Articles | Volume 21, issue 2
Hydrol. Earth Syst. Sci., 21, 821–837, 2017
Hydrol. Earth Syst. Sci., 21, 821–837, 2017

Research article 10 Feb 2017

Research article | 10 Feb 2017

Validation of terrestrial water storage variations as simulated by different global numerical models with GRACE satellite observations

Liangjing Zhang1, Henryk Dobslaw1, Tobias Stacke2, Andreas Güntner1, Robert Dill1, and Maik Thomas1,3 Liangjing Zhang et al.
  • 1Helmholtz Centre Potsdam, GFZ German Research Centre for Geosciences, 14473 Potsdam, Germany
  • 2Max Planck Institute for Meteorology, Hamburg, Germany
  • 3Institute of Meteorology, Free University of Berlin, Berlin, Germany

Abstract. Estimates of terrestrial water storage (TWS) variations from the Gravity Recovery and Climate Experiment (GRACE) satellite mission are used to assess the accuracy of four global numerical model realizations that simulate the continental branch of the global water cycle.

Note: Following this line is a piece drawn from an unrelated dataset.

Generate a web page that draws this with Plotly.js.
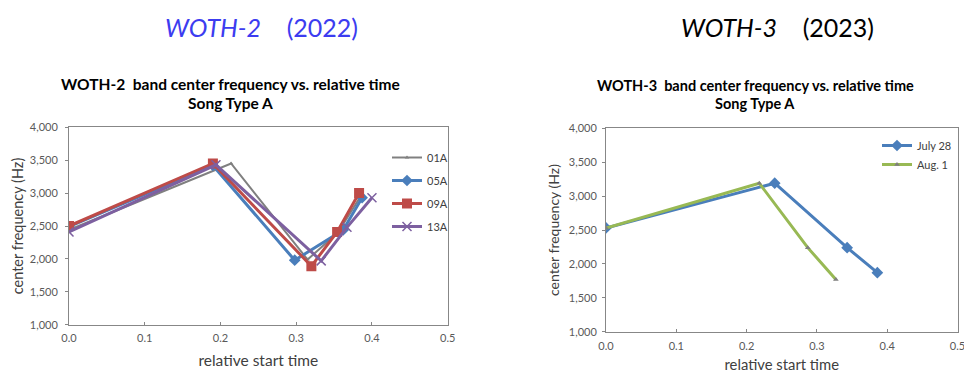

Based on four different validation metrics, we demonstrate that for the 31 largest discharge basins worldwide all model runs agree with the observations to a very limited degree only, together with large spreads among the models themselves. Since we apply a common atmospheric forcing data set to all hydrological models considered, we conclude that those discrepancies are not entirely related to uncertainties in meteorologic input, but instead to the model structure and parametrization, and in particular to the representation of individual storage components with different spatial characteristics in each of the models. TWS as monitored by the GRACE mission is therefore a valuable validation data set for global numerical simulations of the terrestrial water storage since it is sensitive to very different model physics in individual basins, which offers helpful insight to modellers for the future improvement of large-scale numerical models of the global terrestrial water cycle.

Short summary
Global numerical models perform differently, as has been found in some model intercomparison studies, which mainly focused on components like evapotranspiration, soil moisture or runoff. We have applied terrestrial water storage that is estimated from a GRACE-based state-of-art post-processing method to validate four global numerical models and try to identify the advantages and deficiencies of a certain model. GRACE-based TWS demonstrates its additional benefits to improve the models in future.